There are numerous photos of Jones on the books he started putting out
in his early twenties. On chapbooks like Jack And Jill In Toronto,
South Of Queen Street and Two Cops Kissing a gaunt young man, blond
hair cut like W.H. Auden's, sometimes scruffy and unshaven, looks
twice his age. Later shots show eyes sunk deeper in flesh, long
forehead rimmed by black beret. Later still, the head shaved round, a
hollow Buddha looming from a black motorcycle jacket.
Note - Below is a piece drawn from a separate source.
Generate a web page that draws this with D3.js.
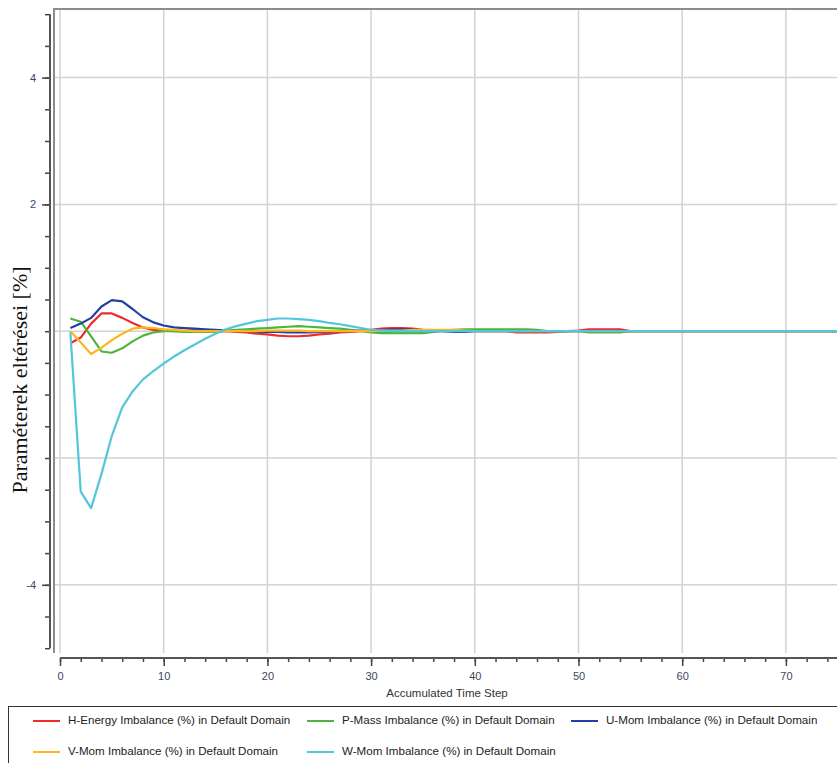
<!DOCTYPE html>
<html lang="hu">
<head>
  <meta charset="UTF-8">
  <title>Imbalance</title>
  <style>
body {
    margin: 0;
    background: #fff;
}

#wrapper {
    position: relative;
}

.grid line {
    stroke: #d2d2d2;
    stroke-width: 1.5px;
}

.tick text {
    font-family: "Liberation Sans", Arial, sans-serif;
    font-size: 11px;
    fill: #3c4660;
}

.legend-label {
    font-family: "Liberation Sans", Arial, sans-serif;
    font-size: 11.6px;
    fill: #222;
    dominant-baseline: middle;
}

.series {
    fill: none;
    stroke-width: 2.2px;
    stroke-linejoin: round;
}
  </style>
</head>
<body>
<div id="wrapper"></div>

<script src="https://cdnjs.cloudflare.com/ajax/libs/d3/7.8.5/d3.min.js"></script>
<script>
// DATA (one value per accumulated time step)
const timeSteps = [
   1,  2,  3,  4,  5,  6,  7,  8,  9, 10, 11, 12, 13, 14, 15, 16, 17, 18, 19, 20,
  21, 22, 23, 24, 25, 26, 27, 28, 29, 30, 31, 32, 33, 34, 35, 36, 37, 38, 39, 40,
  41, 42, 43, 44, 45, 46, 47, 48, 49, 50, 51, 52, 53, 54, 55, 56, 57, 58, 59, 60,
  61, 62, 63, 64, 65, 66, 67, 68, 69, 70, 71, 72, 73, 74, 75, 76, 77, 78, 79, 80
]

const hEnergy = [
  -0.19, -0.10, 0.12, 0.28, 0.28, 0.21, 0.13, 0.06, 0.02, 0.01,
   0.00, 0.00, 0.02, 0.02, 0.00, 0.00, -0.01, -0.02, -0.04, -0.05,
  -0.07, -0.08, -0.08, -0.07, -0.05, -0.04, -0.02, -0.01, 0.00, 0.02,
   0.04, 0.05, 0.05, 0.04, 0.02, 0.01, 0.00, 0.00, 0.00, 0.00,
   0.00, 0.00, 0.00, -0.02, -0.02, -0.02, -0.02, -0.01, 0.00, 0.01,
   0.03, 0.03, 0.03, 0.03, 0.00, 0, 0, 0, 0, 0,
   0, 0, 0, 0, 0, 0, 0, 0, 0, 0,
   0, 0, 0, 0, 0, 0, 0, 0, 0, 0
]

const pMass = [
   0.20, 0.15, -0.08, -0.32, -0.34, -0.27, -0.16, -0.07, -0.02, 0.00,
   0.00, -0.01, -0.01, -0.01, -0.01, 0.00, 0.02, 0.03, 0.04, 0.05,
   0.06, 0.07, 0.08, 0.07, 0.06, 0.05, 0.04, 0.02, 0.00, -0.02,
  -0.03, -0.03, -0.03, -0.03, -0.03, -0.01, 0.01, 0.02, 0.03, 0.03,
   0.03, 0.03, 0.03, 0.03, 0.03, 0.02, 0.00, 0.00, 0.00, 0.00,
  -0.02, -0.02, -0.02, -0.02, 0.00, 0, 0, 0, 0, 0,
   0, 0, 0, 0, 0, 0, 0, 0, 0, 0,
   0, 0, 0, 0, 0, 0, 0, 0, 0, 0
]

const uMom = [
   0.05, 0.12, 0.21, 0.39, 0.49, 0.47, 0.35, 0.22, 0.14, 0.09,
   0.06, 0.05, 0.04, 0.03, 0.02, 0.01, 0.00, 0.00, -0.01, -0.01,
  -0.01, -0.02, -0.02, -0.02, -0.01, -0.01, 0.00, 0.00, 0.01, 0.01,
   0.02, 0.03, 0.03, 0.03, 0.01, 0.00, 0.00, -0.01, -0.01, 0.00,
   0, 0, 0, 0, 0, 0, 0, 0, 0, 0,
   0, 0, 0, 0, 0, 0, 0, 0, 0, 0,
   0, 0, 0, 0, 0, 0, 0, 0, 0, 0,
   0, 0, 0, 0, 0, 0, 0, 0, 0, 0
]

const vMom = [
   0.00, -0.18, -0.36, -0.26, -0.14, -0.04, 0.04, 0.06, 0.05, 0.03,
   0.02, 0.01, 0.00, 0.00, 0.00, 0.00, 0.00, 0.00, 0.00, 0.01,
   0.01, 0.01, 0.01, 0.00, 0.00, 0.00, 0.00, 0.00, 0.00, 0.00,
   0.01, 0.01, 0.01, 0.02, 0.02, 0.02, 0.02, 0.02, 0.01, 0.00,
   0, 0, 0, 0, 0, 0, 0, 0, 0, 0,
   0, 0, 0, 0, 0, 0, 0, 0, 0, 0,
   0, 0, 0, 0, 0, 0, 0, 0, 0, 0,
   0, 0, 0, 0, 0, 0, 0, 0, 0, 0
]

const wMom = [
  -0.02, -2.53, -2.79, -2.25, -1.65, -1.20, -0.95, -0.76, -0.63, -0.51,
  -0.40, -0.30, -0.21, -0.12, -0.04, 0.03, 0.08, 0.12, 0.16, 0.18,
   0.20, 0.20, 0.19, 0.18, 0.16, 0.13, 0.11, 0.08, 0.05, 0.02,
   0.01, 0.00, 0, 0, 0, 0, 0, 0, 0, 0,
   0, 0, 0, 0, 0, 0, 0, 0, 0, 0,
   0, 0, 0, 0, 0, 0, 0, 0, 0, 0,
   0, 0, 0, 0, 0, 0, 0, 0, 0, 0,
   0, 0, 0, 0, 0, 0, 0, 0, 0, 0
]

const seriesNames = [
  "H-Energy Imbalance (%) in Default Domain",
  "P-Mass Imbalance (%) in Default Domain",
  "U-Mom Imbalance (%) in Default Domain",
  "V-Mom Imbalance (%) in Default Domain",
  "W-Mom Imbalance (%) in Default Domain"
]
const seriesValues = [hEnergy, pMass, uMom, vMom, wMom]
const seriesColors = ["#ee2b2f", "#4db53c", "#2540a4", "#ffb61e", "#54c6da"]

const xTickLabels = [0, 10, 20, 30, 40, 50, 60, 70]
const yTickLabels = [-4, 2, 4]   // 0 and -2 are hidden under the axis title

const yTitle = "Paraméterek eltérései [%]"
const xTitle = "Accumulated Time Step"

// DIMENSIONS
const width = 837
const height = 763
const plot = { left: 54, top: 9, bottom: 653, right: 837 }

const xScale = d3.scaleLinear()
  .domain([0, 80])
  .range([60, 60 + 829.6])

const yScale = d3.scaleLinear()
  .domain([-5, 5])
  .range([648.2, 14.2])

const svg = d3.select("#wrapper")
  .append("svg")
  .attr("width", width)
  .attr("height", height)

svg.append("defs").append("clipPath")
    .attr("id", "plotClip")
  .append("rect")
    .attr("x", plot.left)
    .attr("y", plot.top)
    .attr("width", plot.right - plot.left)
    .attr("height", plot.bottom - plot.top)

// gridlines
const grid = svg.append("g").attr("class", "grid")
grid.selectAll(".vg")
  .data(xTickLabels)
  .join("line")
    .attr("class", "vg")
    .attr("x1", d => xScale(d))
    .attr("x2", d => xScale(d))
    .attr("y1", plot.top)
    .attr("y2", plot.bottom)
grid.selectAll(".hg")
  .data([-4, -2, 0, 2, 4])
  .join("line")
    .attr("class", "hg")
    .attr("x1", plot.left)
    .attr("x2", plot.right)
    .attr("y1", d => yScale(d))
    .attr("y2", d => yScale(d))

// plot frame (top + left)
svg.append("path")
  .attr("d", `M${plot.left},${plot.bottom}V${plot.top}H${plot.right}`)
  .attr("fill", "none")
  .attr("stroke", "#8c8c8c")
  .attr("stroke-width", 2)

// series
const lineGen = d3.line()
  .x((d, i) => xScale(timeSteps[i]))
  .y(d => yScale(d))

svg.append("g")
    .attr("clip-path", "url(#plotClip)")
  .selectAll("path")
  .data(seriesValues)
  .join("path")
    .attr("class", "series")
    .attr("stroke", (d, i) => seriesColors[i])
    .attr("d", lineGen)

// Y AXIS
const yMinor = d3.axisLeft(yScale)
  .tickValues(d3.range(-5, 5.01, 0.5))
  .tickSize(5)
  .tickFormat("")
const yMajor = d3.axisLeft(yScale)
  .tickValues(yTickLabels)
  .tickSize(8)
  .tickPadding(6)
  .tickFormat(d => d)

const yAxisG = svg.append("g").attr("transform", "translate(50,0)")
yAxisG.call(yMinor)
yAxisG.append("g").call(yMajor)
yAxisG.selectAll(".domain").remove()
yAxisG.selectAll("line").attr("stroke", "#444").attr("stroke-width", 1.5)
yAxisG.append("line")
  .attr("y1", yScale(5))
  .attr("y2", yScale(-5))
  .attr("stroke", "#555")
  .attr("stroke-width", 2)

// X AXIS
const xMinor = d3.axisBottom(xScale)
  .tickValues(d3.range(0, 81, 2))
  .tickSize(4)
  .tickFormat("")
const xMajor = d3.axisBottom(xScale)
  .tickValues(xTickLabels)
  .tickSize(8)
  .tickPadding(6)
  .tickFormat(d => d)

const xAxisG = svg.append("g").attr("transform", "translate(0,658)")
xAxisG.call(xMinor)
xAxisG.append("g").call(xMajor)
xAxisG.selectAll(".domain").remove()
xAxisG.selectAll("line").attr("stroke", "#444").attr("stroke-width", 1.5)
xAxisG.append("line")
  .attr("x1", xScale(0))
  .attr("x2", plot.right)
  .attr("stroke", "#555")
  .attr("stroke-width", 2)

svg.append("text")
  .attr("x", 447)
  .attr("y", 697)
  .attr("text-anchor", "middle")
  .style("font-family", "'Liberation Sans', Arial, sans-serif")
  .style("font-size", "11.5px")
  .style("fill", "#333")
  .text(xTitle)

svg.append("text")
  .attr("transform", "translate(27,380) rotate(-90)")
  .attr("text-anchor", "middle")
  .style("font-family", "'Liberation Serif', 'Times New Roman', serif")
  .style("font-size", "22px")
  .style("fill", "#111")
  .text(yTitle)

// LEGEND
const legend = svg.append("g")
legend.append("rect")
  .attr("x", 8.5)
  .attr("y", 706.5)
  .attr("width", 900)
  .attr("height", 100)
  .attr("fill", "#fff")
  .attr("stroke", "#333")
  .attr("stroke-width", 1)

const legendCols = [33, 307, 571]
const legendRows = [721, 752]
const items = legend.selectAll(".item")
  .data(seriesNames)
  .join("g")
    .attr("class", "item")
    .attr("transform", (d, i) => `translate(${legendCols[i % 3]},${legendRows[Math.floor(i / 3)]})`)

items.append("line")
  .attr("x1", 0)
  .attr("x2", 27)
  .attr("stroke", (d, i) => seriesColors[i])
  .attr("stroke-width", 2)

items.append("text")
  .attr("class", "legend-label")
  .attr("x", 35)
  .text(d => d)
</script>
</body>
</html>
In Jones' own photo albums, the wild days glare from behind plastic in
kitsch yellows and orange; the lank, skinny kid with no pants on, a
bottle in one hand, book of poems in the other, American flag in the
background -- click! -- skinny ass over the toilet bowl, wad of toilet
paper in one handE

In the last story in The People One Knows, "A Torn Ligament," Jones
breaks suddenly from the narrative to describe difficulties getting an
earlier draft of the story published. He shifts into a confessional
tone that seems like an mid-story footnote to the entire book.

"I was an alcoholic for ten years. I have not had a drink in six
years. The story I am writing is not a complicated one. It has been
written before. I am a writer in my early thirties. I want to capture
on paper those years when I was still young, before I wanted to be a
writer. I want to do this because I wish I could live those years
again. I want those years back that I wasted as an alcoholic. I want
to be twenty again, not in my early thirtiesE Could the story have
turned out differently? I do not know. I do not know."